In the material below, please retype the lines from the very first through the one with "import plotly.graph_objects as go", exactly and without pictures.
------------------------------------------------------------
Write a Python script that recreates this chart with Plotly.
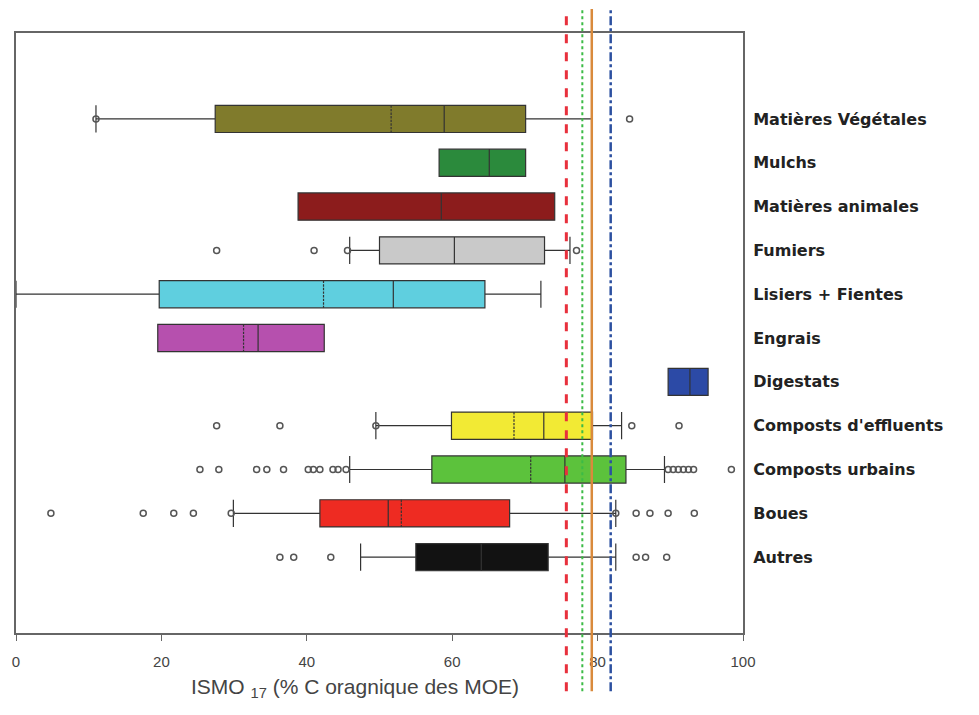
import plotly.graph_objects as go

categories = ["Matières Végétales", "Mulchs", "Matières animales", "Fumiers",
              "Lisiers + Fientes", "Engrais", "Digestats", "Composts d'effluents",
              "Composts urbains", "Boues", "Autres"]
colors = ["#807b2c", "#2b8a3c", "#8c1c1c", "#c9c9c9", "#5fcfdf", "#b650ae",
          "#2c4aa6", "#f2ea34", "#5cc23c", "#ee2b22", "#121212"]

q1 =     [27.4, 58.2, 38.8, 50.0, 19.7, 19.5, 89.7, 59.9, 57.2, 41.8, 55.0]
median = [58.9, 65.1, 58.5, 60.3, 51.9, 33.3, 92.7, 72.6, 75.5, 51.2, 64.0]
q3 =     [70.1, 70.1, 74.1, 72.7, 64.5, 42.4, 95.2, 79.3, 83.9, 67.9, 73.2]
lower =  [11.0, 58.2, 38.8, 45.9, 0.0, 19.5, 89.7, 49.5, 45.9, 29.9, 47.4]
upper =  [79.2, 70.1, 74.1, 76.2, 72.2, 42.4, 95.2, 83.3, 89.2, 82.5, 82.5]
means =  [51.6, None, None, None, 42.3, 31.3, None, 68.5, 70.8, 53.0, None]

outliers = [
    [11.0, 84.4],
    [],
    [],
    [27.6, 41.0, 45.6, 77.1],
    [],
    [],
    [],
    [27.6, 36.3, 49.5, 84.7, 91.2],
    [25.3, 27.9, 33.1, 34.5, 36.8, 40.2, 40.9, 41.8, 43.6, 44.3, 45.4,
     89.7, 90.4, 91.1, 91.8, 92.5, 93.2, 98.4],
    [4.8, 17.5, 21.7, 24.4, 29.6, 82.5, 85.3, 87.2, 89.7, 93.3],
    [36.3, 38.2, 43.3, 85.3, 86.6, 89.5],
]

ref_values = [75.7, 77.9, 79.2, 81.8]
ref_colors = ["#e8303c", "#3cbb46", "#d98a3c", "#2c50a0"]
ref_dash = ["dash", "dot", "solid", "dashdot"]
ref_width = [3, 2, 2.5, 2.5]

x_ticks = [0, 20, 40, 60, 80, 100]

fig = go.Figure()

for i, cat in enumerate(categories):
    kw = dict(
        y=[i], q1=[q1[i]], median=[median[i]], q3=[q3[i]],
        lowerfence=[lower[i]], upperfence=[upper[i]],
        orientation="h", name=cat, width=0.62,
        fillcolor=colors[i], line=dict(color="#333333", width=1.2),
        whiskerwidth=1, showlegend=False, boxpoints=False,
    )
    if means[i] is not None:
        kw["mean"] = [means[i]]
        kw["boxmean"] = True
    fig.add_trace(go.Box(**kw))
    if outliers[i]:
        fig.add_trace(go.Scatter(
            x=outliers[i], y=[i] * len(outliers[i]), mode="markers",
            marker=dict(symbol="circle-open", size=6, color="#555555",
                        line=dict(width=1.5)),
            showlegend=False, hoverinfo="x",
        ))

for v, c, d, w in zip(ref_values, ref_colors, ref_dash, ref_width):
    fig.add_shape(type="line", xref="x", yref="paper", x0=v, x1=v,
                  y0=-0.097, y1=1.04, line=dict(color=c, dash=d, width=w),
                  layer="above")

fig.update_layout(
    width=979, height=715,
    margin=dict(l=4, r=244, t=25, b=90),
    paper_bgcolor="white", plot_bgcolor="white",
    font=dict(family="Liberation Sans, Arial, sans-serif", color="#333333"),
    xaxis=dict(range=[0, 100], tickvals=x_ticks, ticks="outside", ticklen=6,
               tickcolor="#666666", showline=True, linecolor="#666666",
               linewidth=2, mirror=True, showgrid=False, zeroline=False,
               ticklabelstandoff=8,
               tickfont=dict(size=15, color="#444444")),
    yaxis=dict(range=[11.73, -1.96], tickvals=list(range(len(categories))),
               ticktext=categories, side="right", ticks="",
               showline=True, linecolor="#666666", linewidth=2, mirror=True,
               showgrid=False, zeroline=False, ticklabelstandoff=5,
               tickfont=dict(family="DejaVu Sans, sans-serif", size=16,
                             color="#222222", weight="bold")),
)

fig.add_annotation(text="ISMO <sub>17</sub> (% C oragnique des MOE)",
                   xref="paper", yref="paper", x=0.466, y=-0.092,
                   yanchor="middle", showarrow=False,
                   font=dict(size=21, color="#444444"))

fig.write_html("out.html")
------------------------------------------------------------
**Task solution**
Write a Python script that recreates this chart with Plotly.
import plotly.graph_objects as go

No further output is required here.